The Wall Street Journal reports today that the venerable Golden Books company is in trouble, and is exploring a merger or sale of the company. Retailers like Toys “R” Us are stocking fewer books. Shari Lewis was Golden Books’ hope for revitalization, and the company had planned TV shows and other products based on her characters. Her death makes the future of that project uncertain at best. Richard Snyder, formerly of Simon & Schuster, arrived two years ago with big plans for “branching out into TV production, expanding its book lines and creating an aggressive licensing operation that would put Golden Books’ characters on everything from clothing to wallpaper.” But the results have been disappointing. I suspect that Pokey Little Puppy toothbrushes are not the future of publishing. But with the video division the company’s star performer at the moment, I wish I could say with confidence that the future was books. Even the Movie Mom thinks books come first.

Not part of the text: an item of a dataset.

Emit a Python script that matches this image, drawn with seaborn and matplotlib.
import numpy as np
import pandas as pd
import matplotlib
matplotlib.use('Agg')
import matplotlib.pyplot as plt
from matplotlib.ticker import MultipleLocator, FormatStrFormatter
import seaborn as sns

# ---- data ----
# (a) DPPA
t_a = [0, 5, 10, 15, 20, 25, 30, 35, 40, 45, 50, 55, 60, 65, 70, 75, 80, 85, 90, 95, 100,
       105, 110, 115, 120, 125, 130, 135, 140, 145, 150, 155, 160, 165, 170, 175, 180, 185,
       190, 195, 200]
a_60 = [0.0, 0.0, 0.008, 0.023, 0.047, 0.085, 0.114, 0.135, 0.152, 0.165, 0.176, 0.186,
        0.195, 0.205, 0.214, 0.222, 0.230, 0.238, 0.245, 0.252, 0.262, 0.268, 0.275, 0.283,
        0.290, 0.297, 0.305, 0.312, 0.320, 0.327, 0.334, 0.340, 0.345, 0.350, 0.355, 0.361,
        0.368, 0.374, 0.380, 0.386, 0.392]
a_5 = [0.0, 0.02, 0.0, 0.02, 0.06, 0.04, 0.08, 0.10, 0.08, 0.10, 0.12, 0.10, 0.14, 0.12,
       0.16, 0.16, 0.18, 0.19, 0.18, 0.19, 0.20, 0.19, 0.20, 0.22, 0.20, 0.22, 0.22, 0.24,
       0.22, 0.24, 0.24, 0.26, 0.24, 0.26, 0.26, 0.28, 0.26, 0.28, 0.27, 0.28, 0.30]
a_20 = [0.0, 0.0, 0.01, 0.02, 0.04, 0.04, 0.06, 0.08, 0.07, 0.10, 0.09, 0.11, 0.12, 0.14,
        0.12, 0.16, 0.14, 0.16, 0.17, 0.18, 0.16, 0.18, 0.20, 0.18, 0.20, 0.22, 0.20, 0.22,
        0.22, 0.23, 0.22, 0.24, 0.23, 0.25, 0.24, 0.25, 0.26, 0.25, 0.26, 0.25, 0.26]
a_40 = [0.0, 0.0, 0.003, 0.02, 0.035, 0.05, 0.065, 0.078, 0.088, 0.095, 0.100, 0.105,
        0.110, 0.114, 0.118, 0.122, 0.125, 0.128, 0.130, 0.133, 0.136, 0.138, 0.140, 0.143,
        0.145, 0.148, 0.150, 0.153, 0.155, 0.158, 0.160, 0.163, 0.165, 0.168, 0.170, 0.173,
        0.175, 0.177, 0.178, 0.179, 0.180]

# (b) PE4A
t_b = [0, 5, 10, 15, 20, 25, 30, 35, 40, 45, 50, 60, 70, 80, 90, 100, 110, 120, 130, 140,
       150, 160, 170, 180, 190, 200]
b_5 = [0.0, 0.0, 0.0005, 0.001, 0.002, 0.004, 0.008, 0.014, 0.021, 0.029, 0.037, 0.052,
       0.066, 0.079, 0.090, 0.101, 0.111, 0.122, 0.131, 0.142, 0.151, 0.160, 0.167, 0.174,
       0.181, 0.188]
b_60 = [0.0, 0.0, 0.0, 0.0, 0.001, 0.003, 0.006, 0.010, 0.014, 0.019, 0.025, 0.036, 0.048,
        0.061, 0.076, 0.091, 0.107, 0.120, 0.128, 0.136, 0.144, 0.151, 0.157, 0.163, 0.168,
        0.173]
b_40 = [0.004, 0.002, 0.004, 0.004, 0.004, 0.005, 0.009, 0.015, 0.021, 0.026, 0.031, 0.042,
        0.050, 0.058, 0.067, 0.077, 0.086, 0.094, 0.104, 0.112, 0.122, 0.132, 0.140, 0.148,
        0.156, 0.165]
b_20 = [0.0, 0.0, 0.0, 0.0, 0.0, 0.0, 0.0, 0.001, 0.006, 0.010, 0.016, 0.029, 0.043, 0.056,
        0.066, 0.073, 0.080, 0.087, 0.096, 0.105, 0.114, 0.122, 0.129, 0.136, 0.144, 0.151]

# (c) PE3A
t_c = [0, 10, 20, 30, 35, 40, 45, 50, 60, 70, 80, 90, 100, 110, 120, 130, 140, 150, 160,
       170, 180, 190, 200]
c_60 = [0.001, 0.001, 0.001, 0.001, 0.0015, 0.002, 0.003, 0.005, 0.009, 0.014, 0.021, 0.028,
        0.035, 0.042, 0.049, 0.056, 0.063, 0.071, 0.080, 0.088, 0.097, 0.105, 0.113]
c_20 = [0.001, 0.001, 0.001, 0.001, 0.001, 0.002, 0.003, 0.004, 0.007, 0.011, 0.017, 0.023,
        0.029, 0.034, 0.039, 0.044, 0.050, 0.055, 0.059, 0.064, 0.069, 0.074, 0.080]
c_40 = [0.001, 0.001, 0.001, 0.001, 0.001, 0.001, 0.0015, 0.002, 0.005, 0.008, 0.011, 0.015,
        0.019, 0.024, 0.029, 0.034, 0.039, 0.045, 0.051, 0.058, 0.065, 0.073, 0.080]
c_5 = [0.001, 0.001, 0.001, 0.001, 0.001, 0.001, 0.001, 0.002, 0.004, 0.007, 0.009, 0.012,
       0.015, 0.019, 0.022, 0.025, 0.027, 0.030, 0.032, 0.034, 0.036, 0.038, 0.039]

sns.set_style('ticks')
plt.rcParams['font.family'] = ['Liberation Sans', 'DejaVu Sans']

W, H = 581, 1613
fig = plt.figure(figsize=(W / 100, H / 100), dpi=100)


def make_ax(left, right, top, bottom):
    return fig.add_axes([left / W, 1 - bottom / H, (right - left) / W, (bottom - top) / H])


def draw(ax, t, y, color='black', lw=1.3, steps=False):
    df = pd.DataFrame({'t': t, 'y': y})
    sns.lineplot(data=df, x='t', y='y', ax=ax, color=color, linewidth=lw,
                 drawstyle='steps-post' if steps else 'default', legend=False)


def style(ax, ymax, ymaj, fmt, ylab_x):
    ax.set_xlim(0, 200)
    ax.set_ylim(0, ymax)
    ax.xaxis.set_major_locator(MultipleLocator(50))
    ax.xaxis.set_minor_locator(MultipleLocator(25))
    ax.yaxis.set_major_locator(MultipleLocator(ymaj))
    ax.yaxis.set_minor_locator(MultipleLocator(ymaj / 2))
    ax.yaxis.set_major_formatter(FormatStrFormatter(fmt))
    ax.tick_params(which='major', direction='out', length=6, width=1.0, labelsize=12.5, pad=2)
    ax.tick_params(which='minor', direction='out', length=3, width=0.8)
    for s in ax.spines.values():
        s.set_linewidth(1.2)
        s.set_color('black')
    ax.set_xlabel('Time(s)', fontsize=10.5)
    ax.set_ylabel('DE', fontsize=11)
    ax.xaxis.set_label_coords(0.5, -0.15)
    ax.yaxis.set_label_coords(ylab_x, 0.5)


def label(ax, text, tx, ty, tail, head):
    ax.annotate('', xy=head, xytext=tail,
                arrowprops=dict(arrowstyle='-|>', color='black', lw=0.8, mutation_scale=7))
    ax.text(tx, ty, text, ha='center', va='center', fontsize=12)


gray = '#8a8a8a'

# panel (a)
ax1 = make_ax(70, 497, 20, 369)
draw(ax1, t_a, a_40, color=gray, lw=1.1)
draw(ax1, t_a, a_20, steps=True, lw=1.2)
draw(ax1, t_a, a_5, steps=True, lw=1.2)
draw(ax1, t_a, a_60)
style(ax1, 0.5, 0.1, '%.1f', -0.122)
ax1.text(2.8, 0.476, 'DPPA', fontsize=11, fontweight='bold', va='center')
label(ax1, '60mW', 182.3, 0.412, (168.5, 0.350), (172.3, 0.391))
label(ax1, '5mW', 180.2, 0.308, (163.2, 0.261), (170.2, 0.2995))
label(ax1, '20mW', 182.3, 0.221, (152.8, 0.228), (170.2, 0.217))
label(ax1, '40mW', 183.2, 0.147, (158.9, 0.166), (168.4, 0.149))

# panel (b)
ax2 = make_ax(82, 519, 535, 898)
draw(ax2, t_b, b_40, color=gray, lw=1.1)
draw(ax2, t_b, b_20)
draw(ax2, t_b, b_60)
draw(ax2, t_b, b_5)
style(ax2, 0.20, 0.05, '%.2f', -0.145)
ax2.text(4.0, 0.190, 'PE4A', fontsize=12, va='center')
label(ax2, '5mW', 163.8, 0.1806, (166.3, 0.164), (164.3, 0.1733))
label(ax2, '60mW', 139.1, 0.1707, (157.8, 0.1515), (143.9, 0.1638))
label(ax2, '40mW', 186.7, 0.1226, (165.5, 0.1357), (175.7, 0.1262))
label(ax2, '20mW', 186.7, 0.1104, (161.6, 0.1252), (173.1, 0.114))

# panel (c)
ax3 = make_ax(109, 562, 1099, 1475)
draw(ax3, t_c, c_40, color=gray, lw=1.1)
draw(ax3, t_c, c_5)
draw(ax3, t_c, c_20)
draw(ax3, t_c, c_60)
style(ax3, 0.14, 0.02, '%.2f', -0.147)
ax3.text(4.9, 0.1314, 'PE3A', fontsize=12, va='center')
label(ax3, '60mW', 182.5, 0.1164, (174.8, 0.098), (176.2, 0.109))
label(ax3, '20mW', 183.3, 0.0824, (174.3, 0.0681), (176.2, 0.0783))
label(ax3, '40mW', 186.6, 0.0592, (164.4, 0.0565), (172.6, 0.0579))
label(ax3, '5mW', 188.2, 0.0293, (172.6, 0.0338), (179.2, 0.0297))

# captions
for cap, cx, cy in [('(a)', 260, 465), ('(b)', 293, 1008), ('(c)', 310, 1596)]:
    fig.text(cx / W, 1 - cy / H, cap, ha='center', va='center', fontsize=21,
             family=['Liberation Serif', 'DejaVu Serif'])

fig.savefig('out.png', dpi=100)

Mr. Ponzi would be proud. The Journal also reports that Miksude Kademi, a former shoe-factory worker, made $60 million in one of 20 Albanian pyramid schemes that “have swallowed $1.2 billion, about half of Albania’s gross domestic product, before collapsing last year and plunging the country into chaos … They were so embedded in Albanian society that their collapse in March 1997 pulled down the government and touched off a national uprising in which 1,500 people were killed.” The Journal’s profile of a “forensic accountant” brought in to sort through the wreckage is fascinating.

I’m off to check CNN to find out whether Ken Starr ever got into his car this morning. More later.